I wouldn’t trust the packages used by an LLM, or any other part of code they write, or any other text response they generate. Everything must be treated skeptically and verified!
I use ChatGPT daily to assist with my job as a fullstack web developer. If I’m asking it for boilerplate code, I already know exactly what it should look like, and having ChatGPT generate the code and then proofreading it myself is usually a small timesaver. And even if it’s not, the lower perceived effort on my part is beneficial for my mental load.
When I ask it for code where I don’t already know the ‘right’ answer (e.g. refactoring an algorithm to use loops instead of recursion, example for library with poor documentation, creating new function from scratch), I always write a series of test cases to ensure the code behaves as expected.
Similarly if it suggests a library I am unfamiliar with, I’ll check it’s github or stats on npmjs to verify it’s maintained and commonly used.
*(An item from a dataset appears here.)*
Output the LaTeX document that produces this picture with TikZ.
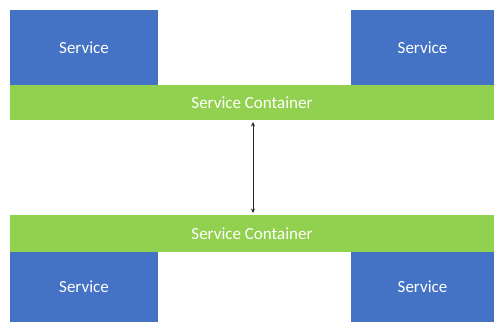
\documentclass[tikz,border=0pt]{standalone}
\usepackage{fontspec}
\setmainfont{Carlito}
\usetikzlibrary{arrows.meta}
\definecolor{svcblue}{HTML}{4472C4}
\definecolor{contgreen}{HTML}{92D050}
\tikzset{
  box/.style={rectangle, inner sep=0pt, outer sep=0pt, text=white,
    font=\fontsize{17}{19}\selectfont, anchor=north west},
  service/.style={box, fill=svcblue},
  container/.style={box, fill=contgreen},
  link/.style={draw=black!85, line width=1pt, {Stealth[length=4.5pt,width=4pt]}-{Stealth[length=4.5pt,width=4pt]}}
}
\begin{document}
\begin{tikzpicture}[x=1pt,y=-1pt]
  \useasboundingbox (0,0) rectangle (494,322);
  % upper group
  \node[service, minimum width=148pt, minimum height=75pt] (s1) at (10,10) {Service};
  \node[service, minimum width=143pt, minimum height=75pt] (s2) at (351,10) {Service};
  \node[container, minimum width=484pt, minimum height=35pt] (c1) at (10,85) {Service Container};
  % lower group
  \node[container, minimum width=484pt, minimum height=37pt] (c2) at (10,215) {Service Container};
  \node[service, minimum width=148pt, minimum height=70pt] (s3) at (10,252) {Service};
  \node[service, minimum width=143pt, minimum height=70pt] (s4) at (351,252) {Service};
  % link between the two containers
  \draw[link] ([xshift=1pt,yshift=-2pt]c1.south) -- ([xshift=1pt,yshift=2pt]c2.north);
\end{tikzpicture}
\end{document}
Though it almost always picks the same library that I had picked previously (when one of my previous projects was in a similar situation). Probably because those libraries were the most commonly used. I never experienced a made up import; however, there were a couple instances where it made up a function that did not actually exist inside of the library.
Asking LLMs for code is fine, but it really needs proof reading to be worth anything. Could even ask it to proofread its own work.
Also, never 3.5
I mostly find Copilot extremely useful for sql queries. So much easier to write naturally what I want and Copilot just spits it out. I have to doctor it sometimes but it really does get the job done. Other than that I could do without it.
I’ve found co-pilot useful for writing code in languages that I can read pretty well but I’m not comfortable enough to type in it fluently such as shell-scripts and rust.
Definitely not. LLMs just make things up that sounds right, for anything other than the simplest code you pretty much always have to fix the output.
LLMs are only useful as rubber ducks to figure out what might be wrong with your code, and it’s honestly easier for me to read the documentation/Stack Overflow instead when trying to write code from scratch.